Mere months ago, Jackson would have "scoffed" at the notion of reunions. To him they seemed silly and sad, the last stabs and last gasps of men trying to jar the memories of fans who'd forgotten about them. They reeked of last chances and lost dollars, money-grabs staged by rock-and-roll thieves running short on opportunities. Christ, the notion of Getting the Old Band Back Together--the stuff of bad movies, the coda of every other Behind the Music horror story--repulsed him. Till one day...

One day, Jackson got to thinking that 2003 would be the 25th anniversary of the recording of Look Sharp!, and he began to believe every man should, on occasion, take a step back before leaping forward. He wondered if the guys would be interested; he doubted they would. He was wrong, and the Joe Jackson Band started playing again in September 2002, at the Marquee in London and the Wedgewood Rooms in Portsmouth; they started over, started older. They played the old songs, the beloved hits: "Is She Really Going Out With Him?," the standard; "It's Different for Girls," the classic; "I'm the Man" and "Got the Time," the rockers; "One More Time," which said it all.

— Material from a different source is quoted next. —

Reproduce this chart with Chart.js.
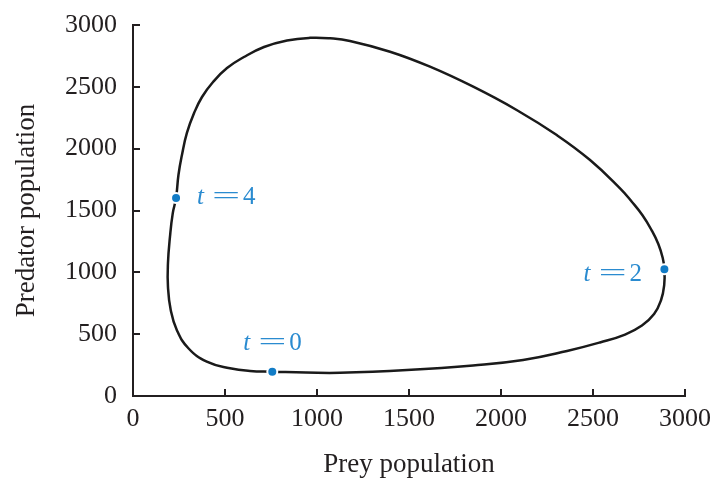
<!DOCTYPE html>
<html><head><meta charset="utf-8">
<style>html,body{margin:0;padding:0;background:#fff}#wrap{width:715px;height:478px}</style>
<script src="https://cdn.jsdelivr.net/npm/chart.js@4/dist/chart.umd.min.js"></script>
</head><body><div id="wrap"><canvas id="c" width="715" height="478"></canvas></div>
<script>
// Orbit (prey, predator), starting at t = 0
const preyValues = [757,940,1125,1489,1848,2120,2359,2538,2674,2766,2832,2870,2887,2888,2879,2855,2818,2769,2712,2647,2484,2303,2085,1849,1614,1397,1179,1071,962,837,712,603,511,435,375,332,293,266,247,234,216,201,190,190,205,238,301,401,527,636,757];
const predatorValues = [196,190,188,210,247,291,364,433,497,570,663,776,898,1025,1116,1229,1342,1461,1569,1679,1908,2110,2313,2501,2663,2784,2871,2892,2896,2875,2822,2741,2652,2539,2418,2288,2127,1949,1787,1601,1477,1288,1073,884,695,534,386,277,224,202,196];
// Marked times
const markedTimes = ['0', '2', '4'];
const markedPrey = [757, 2888, 234];
const markedPredator = [196, 1025, 1601];
// Tick labels
const xTicks = [0, 500, 1000, 1500, 2000, 2500, 3000];
const yTicks = [0, 500, 1000, 1500, 2000, 2500, 3000];

const INK = '#231f20';
const BLUE_TXT = '#2a8bd0';
const BLUE_DOT = '#127cc6';
const SERIF = "'Liberation Serif', 'Times New Roman', serif";

const orbit = preyValues.map((v, i) => ({x: v, y: predatorValues[i]}));
const marks = markedPrey.map((v, i) => ({x: v, y: markedPredator[i]}));

// label placement relative to the marker (pixels): ink-left offset and baseline offset
const labelPlace = {'0': [-29, -22], '2': [-81, 12], '4': [21, 6]};

const labelPlugin = {
  id: 'tLabels',
  afterDatasetsDraw(chart) {
    const ctx = chart.ctx;
    const xs = chart.scales.x, ys = chart.scales.y;
    ctx.save();
    ctx.fillStyle = BLUE_TXT;
    ctx.textBaseline = 'alphabetic';
    ctx.textAlign = 'left';
    markedTimes.forEach((t, i) => {
      const px = xs.getPixelForValue(markedPrey[i]);
      const py = ys.getPixelForValue(markedPredator[i]);
      const [dx, dy] = labelPlace[t];
      const x0 = px + dx, base = py + dy;
      ctx.font = 'italic 25px ' + SERIF;
      ctx.fillText('t', x0, base);
      ctx.font = '25px ' + SERIF;
      const m = ctx.measureText('=');
      const ink = m.actualBoundingBoxLeft + m.actualBoundingBoxRight;
      const sx = 24 / ink;
      ctx.save();
      ctx.translate(x0 + 17, base);
      ctx.scale(sx, 1);
      ctx.fillText('=', m.actualBoundingBoxLeft, 0);
      ctx.restore();
      ctx.font = '25px ' + SERIF;
      ctx.fillText(t, x0 + 46, base);
    });
    ctx.restore();
  }
};

const fmt = v => String(v);
const noPad = s => { s.paddingTop = 0; s.paddingBottom = 0; s.paddingLeft = 0; s.paddingRight = 0; };

new Chart(document.getElementById('c'), {
  type: 'scatter',
  data: {
    datasets: [
      {
        data: orbit,
        showLine: true,
        borderColor: '#1a1a1a',
        borderWidth: 2.5,
        tension: 0.45,
        pointRadius: 0,
        fill: false,
        order: 2
      },
      {
        data: marks,
        showLine: false,
        pointRadius: 5,
        pointBackgroundColor: BLUE_DOT,
        pointBorderColor: '#ffffff',
        pointBorderWidth: 2,
        order: 1
      }
    ]
  },
  options: {
    responsive: false,
    animation: false,
    devicePixelRatio: 1,
    layout: {padding: {left: 0, top: 25, right: 30, bottom: 0}},
    plugins: {legend: {display: false}, tooltip: {enabled: false}},
    scales: {
      x: {
        type: 'linear', min: 0, max: 3000,
        afterBuildTicks: s => { s.ticks = xTicks.map(v => ({value: v})); },
        afterFit: s => { s.height = 82; noPad(s); },
        ticks: {callback: fmt, color: INK, font: {family: SERIF, size: 26}, padding: 15, maxRotation: 0},
        grid: {drawOnChartArea: false, drawTicks: true, tickLength: -7, color: INK, lineWidth: 2},
        border: {display: true, color: INK, width: 2},
        title: {display: true, text: 'Prey population', color: INK, font: {family: SERIF, size: 27}, padding: {top: 0, bottom: -3}}
      },
      y: {
        type: 'linear', min: 0, max: 3000,
        afterBuildTicks: s => { s.ticks = yTicks.map(v => ({value: v})); },
        afterFit: s => { s.width = 133; noPad(s); },
        ticks: {callback: fmt, color: INK, font: {family: SERIF, size: 26}, padding: 23},
        grid: {drawOnChartArea: false, drawTicks: true, tickLength: -7, color: INK, lineWidth: 2},
        border: {display: true, color: INK, width: 2},
        title: {display: true, text: 'Predator population', color: INK, font: {family: SERIF, size: 27}, padding: {top: 11, bottom: 0}}
      }
    }
  },
  plugins: [labelPlugin]
});
</script>
</body></html>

The shows were captured on tape and included as a bonus disc in Volume 4, but Jackson refused to stay in yesterday; he had half a dozen songs he was going to record alone, but felt they would be right for the band. So they went in the studio and emerged with a record that sounds as though but days have passed since last they shared stage and studio. No mere exercise in what-if and what-was, Volume 4 is a perfectly viable release--a little bit of then, a little now, a lot of what Joe did in between.